Прав ли купринский герой и сам его создатель? Мы полностью согласны с Ф.И. Кулешовым, который считает, что в гневных высказываниях Платонова больше полемического пафоса, чем исторической правды63. Оставим в стороне вопрос о мужике в русской литературе: очевидна ошибочность умозаключений и обобщений Платонова, ибо помимо «народнических пасторалей» в нашей литературе XIX века были глубоко правдивые реалистические произведения Тургенева о крестьянстве, и очерки Николая и Глеба Успенских, и народные поэмы Некрасова, и сатиры и сказки Салтыкова-Щедрина, и проза и драматургия Толстого, а также рассказы и повести Чехова, Горького, Бунина, Подъячева, Вольнова. Что же касается тем и образов, к которым в «Яме» обратился Куприн, то они не были совершенно новыми в русской литературе, а имели к тому времени почти вековую историю, если иметь в виду, что о публичном доме писал еще В. Пушкин в «Опасном соседе» (1811). Разработка этой проблемы дана впервые наиболее полно Гоголем в повести «Невский проспект». Разнообразные типы падших женщин эмоционально – художественно закреплены в щедринском «Запутанном деле», в стихах и прозе Некрасова, в повести Помяловского «Брат и сестра», в «Нравах московских девственных улиц» Левитова, в «Арбузовской крепости» и «Крыме» Воронова. По ходу повествования в тексте «Ямы» упоминаются не только хорошо известные некрасовские стихи о женщинах улицы («Когда из мрака заблужденья...», «Убогая и нарядная»), но и роман Чернышевского «Что делать?», а также забытый рассказ Крестовского «Погибшее, но милое создание»(1860) – о любви студента к проститутке. Трагической судьбе падших женщин была посвящена повесть неизвестной в наши дни писательницы А. Луканиной «Палата номер 103» (1879), предвосхищавшей проблематику и идейный пафос купринской «Ямы». Велика заслуга Достоевского в разработке темы проституции – и не только в романе «Преступление и наказание», о котором речь идет в монологах Платонова, но и в большинстве других произведений этого писателя. К ним непосредственно примыкают тематически родственные повести и рассказы Гаршина, Чехова.

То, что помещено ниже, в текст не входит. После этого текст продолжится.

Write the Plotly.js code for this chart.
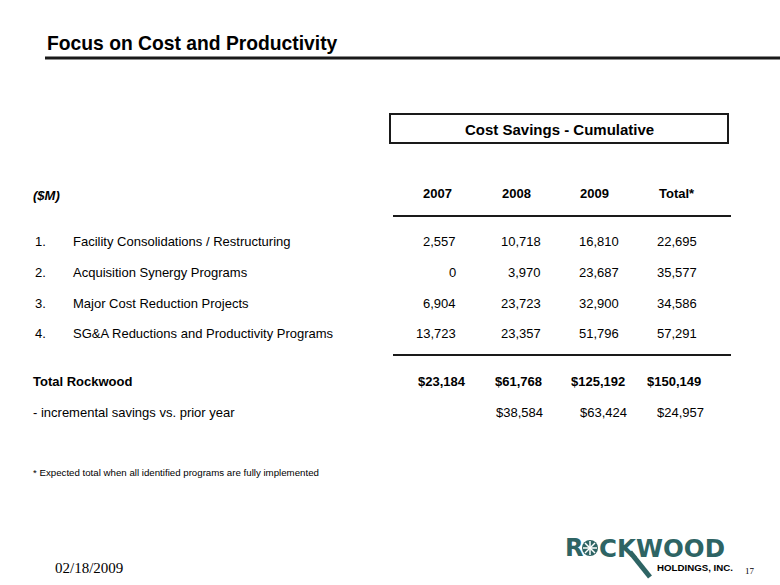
<!DOCTYPE html>
<html>
<head>
<meta charset="utf-8">
<script src="https://cdn.plot.ly/plotly-3.0.1.min.js"></script>
<style>
  html, body { margin: 0; padding: 0; background: #fff; }
  #chart { width: 780px; height: 585px; }
</style>
</head>
<body>
<div id="chart"></div>
<script>
// ---- data ----
const years = ['2007', '2008', '2009', 'Total*'];
const programs = [
    'Facility Consolidations / Restructuring',
    'Acquisition Synergy Programs',
    'Major Cost Reduction Projects',
    'SG&A Reductions and Productivity Programs'
];
const savings2007 = [2557, 0, 6904, 13723];
const savings2008 = [10718, 3970, 23723, 23357];
const savings2009 = [16810, 23687, 32900, 51796];
const savingsTotal = [22695, 35577, 34586, 57291];
const totalRockwood = [23184, 61768, 125192, 150149];
const incremental = [null, 38584, 63424, 24957];

// ---- layout helpers (pixel space) ----
const font = 'Liberation Sans, Arial, sans-serif';
const teal = '#2e6464';
const colRight = [458, 543, 621, 699];
const totalRight = [468, 544, 627, 703];
const incRight = [468, 545, 629, 706];
const headCenter = [437, 516, 594, 677];
const rowY = [241, 272, 303, 333];
const totalY = 381;
const incY = 412;

const fmt = v => v.toLocaleString('en-US');

const ann = (x, y, text, opts = {}) => Object.assign({
    x, y, xref: 'x', yref: 'y', text, showarrow: false,
    xanchor: 'left', yanchor: 'middle',
    font: { family: font, size: 13, color: '#000' }
}, opts);

const annotations = [];

annotations.push(ann(45, 43, '<b>Focus on Cost and Productivity</b>', { font: { family: font, size: 19.3, color: '#000' } }));
annotations.push(ann(559, 129, '<b>Cost Savings - Cumulative</b>', { xanchor: 'center', font: { family: font, size: 15, color: '#000' } }));
annotations.push(ann(31, 195, '<b><i>($M)</i></b>'));

years.forEach((y, i) => {
    annotations.push(ann(headCenter[i], 193, '<b>' + y + '</b>', { xanchor: 'center' }));
});

const cols = [savings2007, savings2008, savings2009, savingsTotal];
programs.forEach((p, r) => {
    annotations.push(ann(33, rowY[r], (r + 1) + '.'));
    annotations.push(ann(71, rowY[r], p.replace('&', '&amp;')));
    cols.forEach((col, c) => {
        annotations.push(ann(colRight[c], rowY[r], fmt(col[r]), { xanchor: 'right' }));
    });
});

annotations.push(ann(31, totalY, '<b>Total Rockwood</b>'));
totalRockwood.forEach((v, c) => {
    annotations.push(ann(totalRight[c], totalY, '<b>$' + fmt(v) + '</b>', { xanchor: 'right' }));
});

annotations.push(ann(31, incY, '- incremental savings vs. prior year'));
incremental.forEach((v, c) => {
    if (v !== null) annotations.push(ann(incRight[c], incY, '$' + fmt(v), { xanchor: 'right' }));
});

annotations.push(ann(31, 472, '* Expected total when all identified programs are fully implemented', { font: { family: font, size: 9.7, color: '#000' } }));

// footer
annotations.push(ann(53, 568, '02/18/2009', { font: { family: 'Liberation Serif, serif', size: 15, color: '#000' } }));
annotations.push(ann(743, 571, '17', { font: { family: 'Liberation Serif, serif', size: 9, color: '#000' } }));

// logo
annotations.push(ann(563, 548, '<b>R</b>', { font: { family: 'DejaVu Sans, sans-serif', size: 24, color: teal } }));
annotations.push(ann(597, 548, '<b>CKWOOD</b>', { font: { family: 'DejaVu Sans, sans-serif', size: 24.5, color: teal } }));
annotations.push(ann(655, 567, '<b>HOLDINGS, INC.</b>', { font: { family: font, size: 9.7, color: '#000' } }));

const shapes = [
    { type: 'line', xref: 'x', yref: 'y', x0: 45, x1: 780, y0: 58, y1: 58, line: { color: '#1a1a1a', width: 3 } },
    { type: 'rect', xref: 'x', yref: 'y', x0: 390, x1: 728, y0: 114, y1: 143, line: { color: '#1a1a1a', width: 2 } },
    { type: 'line', xref: 'x', yref: 'y', x0: 393, x1: 731, y0: 216, y1: 216, line: { color: '#1a1a1a', width: 2 } },
    { type: 'line', xref: 'x', yref: 'y', x0: 393, x1: 731, y0: 355, y1: 355, line: { color: '#1a1a1a', width: 2 } },
    // logo star
    { type: 'circle', xref: 'x', yref: 'y', x0: 582, x1: 598, y0: 540, y1: 556, fillcolor: teal, line: { width: 0 } },
    { type: 'line', xref: 'x', yref: 'y', x0: 583, x1: 597, y0: 548, y1: 548, line: { color: '#fff', width: 1.5 } },
    { type: 'line', xref: 'x', yref: 'y', x0: 590, x1: 590, y0: 541, y1: 555, line: { color: '#fff', width: 1.5 } },
    { type: 'line', xref: 'x', yref: 'y', x0: 585, x1: 595, y0: 543, y1: 553, line: { color: '#fff', width: 1.5 } },
    { type: 'line', xref: 'x', yref: 'y', x0: 585, x1: 595, y0: 553, y1: 543, line: { color: '#fff', width: 1.5 } },
    // K tail
    { type: 'line', xref: 'x', yref: 'y', x0: 630, x1: 650, y0: 552, y1: 577, line: { color: teal, width: 5 } }
];

const layout = {
    width: 780,
    height: 585,
    margin: { l: 0, r: 0, t: 0, b: 0 },
    paper_bgcolor: '#fff',
    plot_bgcolor: '#fff',
    showlegend: false,
    xaxis: { range: [0, 780], visible: false, fixedrange: true },
    yaxis: { range: [585, 0], visible: false, fixedrange: true },
    annotations,
    shapes
};

Plotly.newPlot('chart', [], layout, { displayModeBar: false, staticPlot: true });
</script>
</body>
</html>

И, конечно, не всегда русские писатели ограничивались лишь «сусальным, пряничным, ерническим» изображением этого зла. Другое дело, что в литературе более жизнестойкой и довольно распространенной была традиция жалостливого, христиански-сентиментального отношения к уличной женщине, связанная с именем Достоевского, с его творческой практикой, когда проститутка, вроде Сонечки Мармеладовой, представала в некоем ореоле мученичества и чуть ли не святости. От такого взгляда на проститутку не были свободны многие демократические писатели России.

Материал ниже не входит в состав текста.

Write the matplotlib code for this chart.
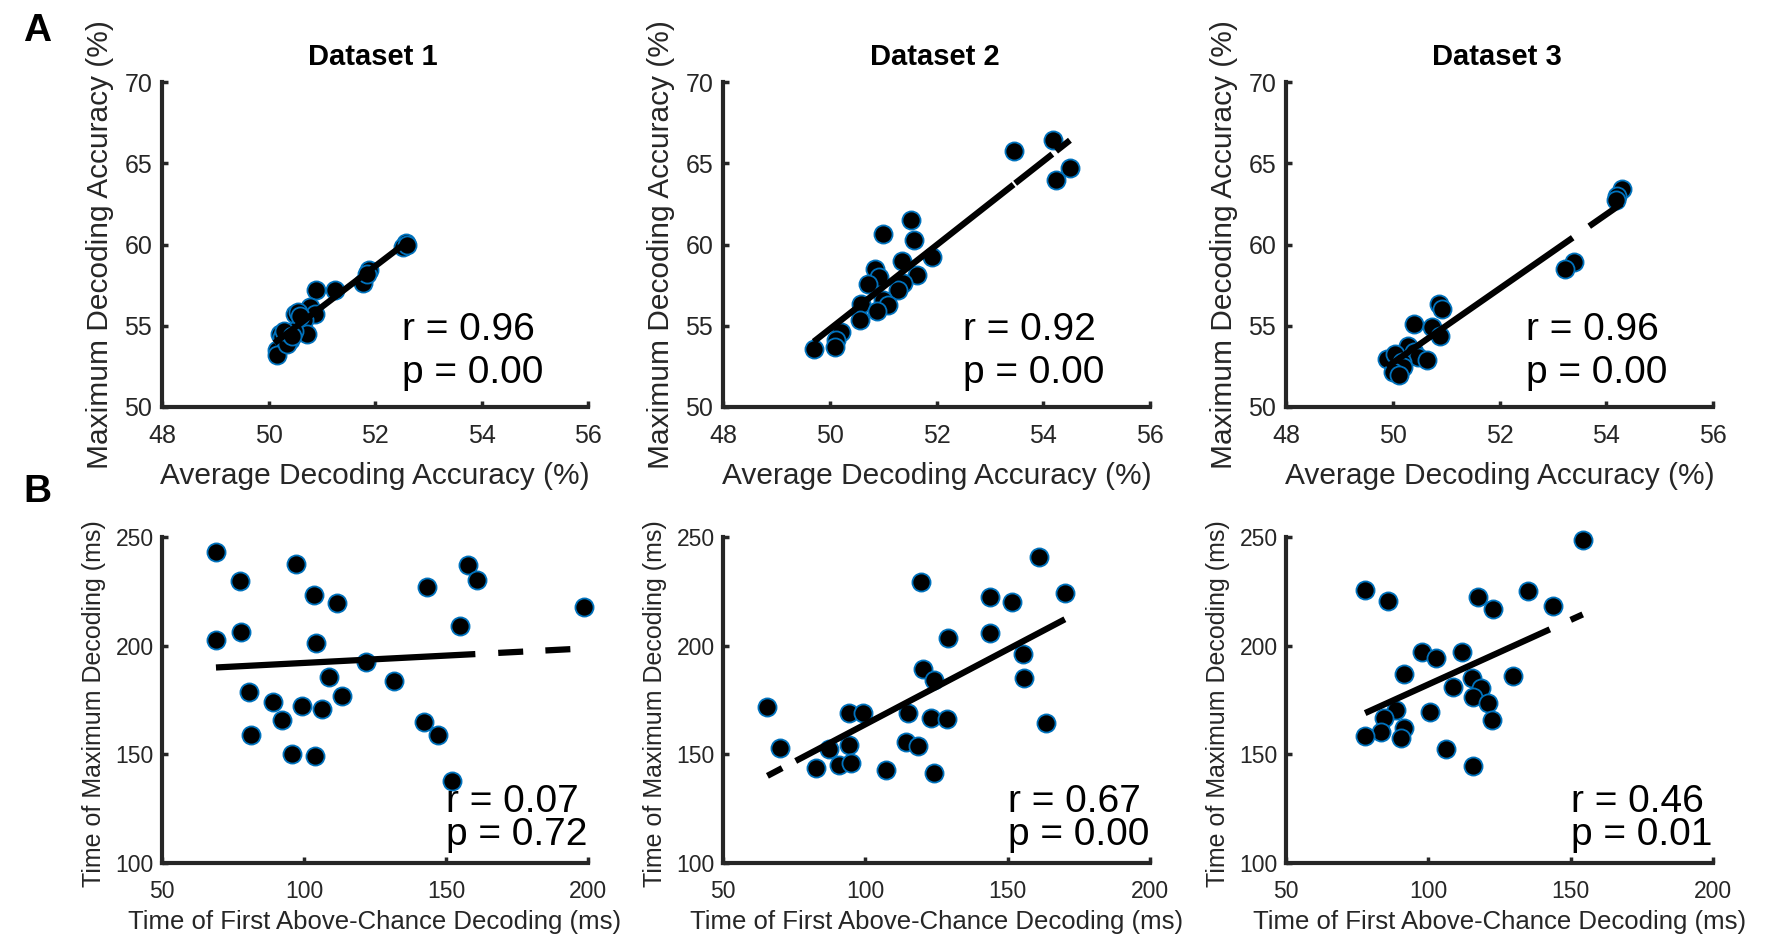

Но уже у Гаршина в повести «Надежда Николаевна» (1885) и особенно у Чехова в его знаменитом «Припадке» (1888) заметна совершенна иная тенденция в художественном освоении этой темы: их книги пронизаны ощущением личной вины и ответственности интеллигента-гражданина за то, что в современном ему обществе не изжита проституция, что существуют узаконенные дома терпимости. Отсюда протест и возмущение гаршинских и чеховских героев, отсюда обличительная сила этих произведений.